Who? Marloes Milius (29)
From? Berkel en Rodenrijs, the Netherlands
Studies? Voice, Indian Music
What? Will go to India for the sixth time, in February
So, you are 29 and a second-year student… Do tell!
“Before I started here, I had already lived a full life, ha ha. When I was 19, I decided to take the five-year study Natural Medicine in Arnhem. I did complete the three-year theoretical course, but I found myself too young for the practical part. I then moved to Belgium. I already had Belgian friends and often went there to go out. I lived there for six years. In 2012 I made my first trip to India, in order to get to know myself better. I went four more times, always once a year, and always a little longer. I took courses in yoga and meditation. In Varanasi, at the Dhrupad Mela Festival, I first heard Indian classical music. Initially I found the music terribly slow and completely incomprehensible.

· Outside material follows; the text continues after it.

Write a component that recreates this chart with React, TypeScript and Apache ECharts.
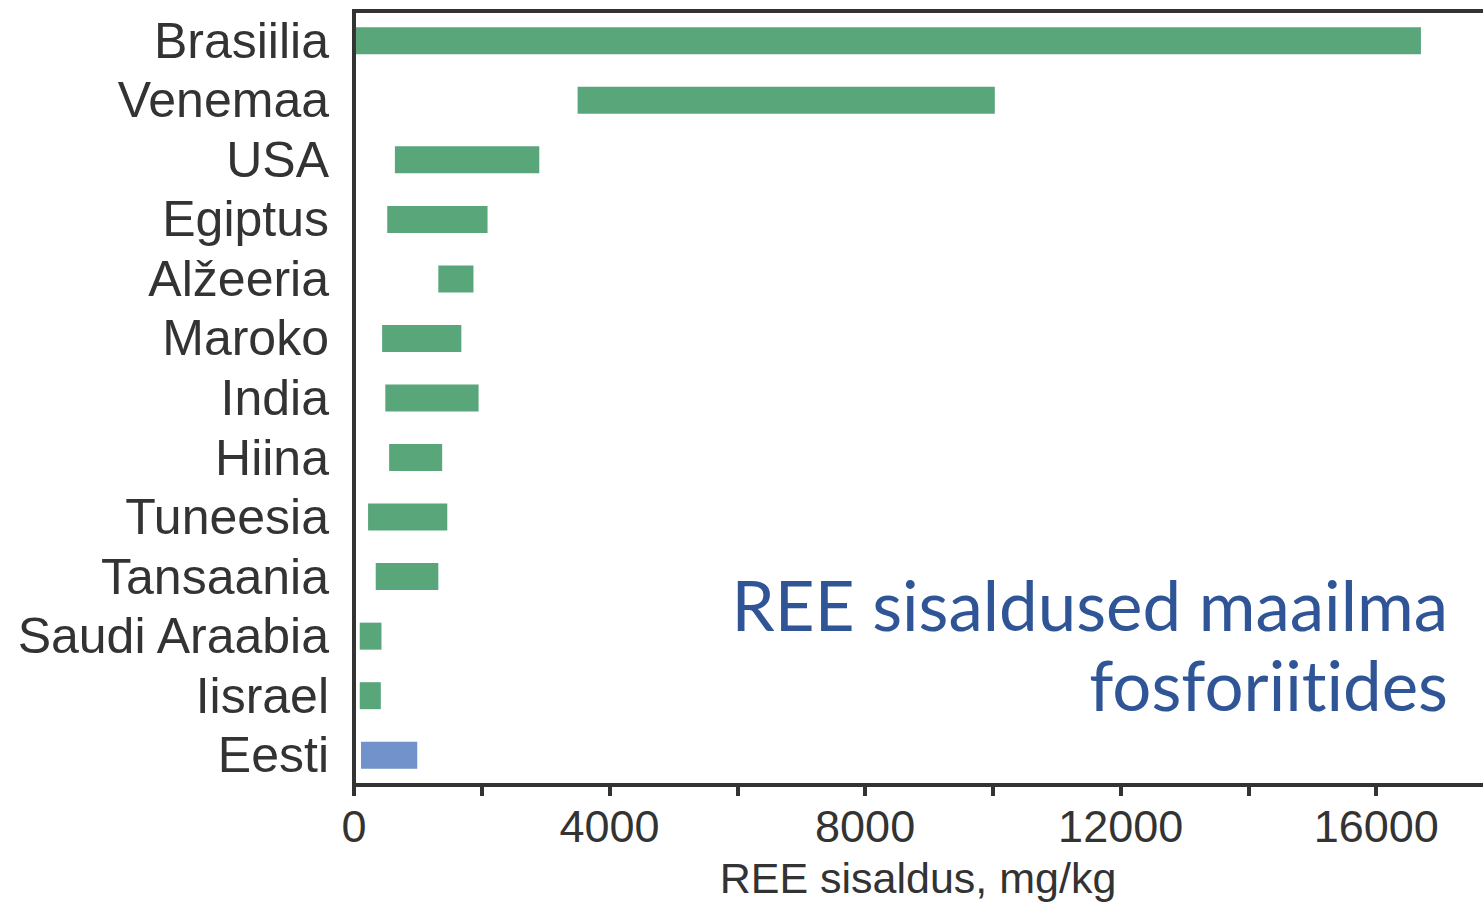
import React, { useEffect, useRef } from "react";
import * as echarts from "echarts";

const countries = [
  "Brasiilia",
  "Venemaa",
  "USA",
  "Egiptus",
  "Alžeeria",
  "Maroko",
  "India",
  "Hiina",
  "Tuneesia",
  "Tansaania",
  "Saudi Araabia",
  "Iisrael",
  "Eesti",
];
const reeMin = [30, 3500, 640, 520, 1320, 440, 490, 550, 220, 340, 90, 90, 110];
const reeMax = [16700, 10030, 2900, 2090, 1870, 1680, 1950, 1380, 1460, 1320, 430, 420, 990];
const highlighted = ["Eesti"];
const xTicks = [0, 4000, 8000, 12000, 16000];
const axisTitle = "REE sisaldus, mg/kg";
const overlayLines = ["REE sisaldused maailma", "fosforiitides"];

const GREEN = "#5aa67b";
const BLUE = "#7192ca";
const INK = "#333333";

export default function App() {
  const ref = useRef<HTMLDivElement>(null);

  useEffect(() => {
    if (!ref.current) return;
    const chart = echarts.init(ref.current, null, { renderer: "svg" });
    const font = "Liberation Sans, Arial, sans-serif";
    chart.setOption({
      animation: false,
      backgroundColor: "#ffffff",
      grid: {
        left: 354,
        top: 11,
        width: 1150,
        height: 774,
        containLabel: false,
        outerBoundsMode: "none",
        show: true,
        borderColor: INK,
        borderWidth: 4,
        backgroundColor: "transparent",
      },
      xAxis: {
        type: "value",
        min: 0,
        max: 18000,
        interval: 2000,
        splitLine: { show: false },
        axisLine: { show: true, lineStyle: { color: INK, width: 4 } },
        axisTick: { show: true, length: 11, lineStyle: { color: INK, width: 4 } },
        axisLabel: {
          show: true,
          color: INK,
          fontFamily: font,
          fontSize: 45,
          margin: 19,
          formatter: (v: number) => (xTicks.includes(v) ? String(v) : ""),
        },
      },
      yAxis: {
        type: "category",
        data: countries,
        inverse: true,
        axisLine: { show: true, lineStyle: { color: INK, width: 4 } },
        axisTick: { show: false },
        axisLabel: {
          interval: 0,
          color: INK,
          fontFamily: font,
          fontSize: 50,
          margin: 25,
        },
      },
      series: [
        {
          type: "bar",
          stack: "r",
          data: reeMin,
          barWidth: 27,
          itemStyle: { color: "transparent" },
          silent: true,
        },
        {
          type: "bar",
          stack: "r",
          barWidth: 27,
          data: countries.map((c, i) => ({
            value: reeMax[i] - reeMin[i],
            itemStyle: { color: highlighted.includes(c) ? BLUE : GREEN },
          })),
        },
      ],
      graphic: [
        {
          type: "text",
          x: 918,
          y: 878,
          style: {
            text: axisTitle,
            fill: INK,
            font: `43px ${font}`,
            textAlign: "center",
            textVerticalAlign: "middle",
          },
        },
        {
          type: "text",
          x: 1448,
          y: 604,
          style: {
            text: overlayLines[0],
            fill: "#2f5597",
            font: "69px Lato, sans-serif",
            textAlign: "right",
            textVerticalAlign: "middle",
          },
        },
        {
          type: "text",
          x: 1448,
          y: 684,
          style: {
            text: overlayLines[1],
            fill: "#2f5597",
            font: "69px Lato, sans-serif",
            textAlign: "right",
            textVerticalAlign: "middle",
          },
        },
      ],
    });
    return () => chart.dispose();
  }, []);

  return (
    <>
      <style>{`svg text { font-variant-ligatures: none !important; font-feature-settings: "liga" 0, "clig" 0, "dlig" 0, "calt" 0 !important; }`}</style>
      <div
        ref={ref}
        style={{ position: "fixed", left: 0, top: 0, width: 1483, height: 903 }}
      />
    </>
  );
}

Meanwhile, at a course for voice improvisation in Belgium I had found that singing made me very happy—I experienced the healing quality of music. So when I went to India again, in the spring of 2015, I wanted to do something with my voice. I took lessons with a teacher for three months. In order to earn money to continue my studies I went to Australia. There I became ill. Back in Holland with my parents I worked on getting better: following a strict diet—and of course parental love helps too, ha ha.
Then, through a friend who plays the sitar I found myself at a world music concert by Grounds at the WMDC. There I learned that I could study Indian Music at the World Music Department of Codarts! I nearly fainted! I looked into Codarts, visited the open night and open day and before my audition I went to India again and studied very hard for four weeks. Fortunately I was accepted.”
“Wonderful! I’m so fortunate to have this fantastic main subject teacher, Marianne Svašek. I have to work awfully hard, though. When I started here, I could absolutely not read music… I manage by doing my homework consistently and by practising a lot. For a singer of Indian classical music the daily morning practice takes 90 minutes. And to become an even better singer you have to listen to a lot of music. In early February I will go to India again—for only three weeks, I regret to say, because of school—to the festival in Varanasi and to do an intensive Dhrupad workshop given by Pandit Nirmalya Dey. It’ll be a study holiday.”
You said just now: “Initially I found the music terribly slow and completely incomprehensible.” So that has changed.
“You cannot listen passively to Indian classical music, only actively. This music was not intended as just entertainment. That is something you have to know and realise. It is meditative music, because it is modal and not tonal like Western music. It is all about the feeling, the intonation within the notes. It’s about awareness and patience. At concerts the introduction takes an hour, whereas the part of the composition with lyrics takes only about ten minutes. The notes are more important than the story, which is almost always about gods and goddesses. You cannot disconnect Indian classical music from the rest of your life; it is a lifestyle.”
What’s your favourite spot in Rotterdam?
“The school, at the WMDC. Both my parents were born and raised in Rotterdam; I’ve been living here only a week now, right around the corner in Delfshaven. I like that neighbourhood very much. I go to school and I go to work, at Ekoplaza. I don’t really go anyplace else…”
Codarts to me is…
“… my second home. Marianne Svašek is my second mother, my best friend, and my role model. I learn a lot here, I’m building a wonderful network, and will have a nice diploma later.”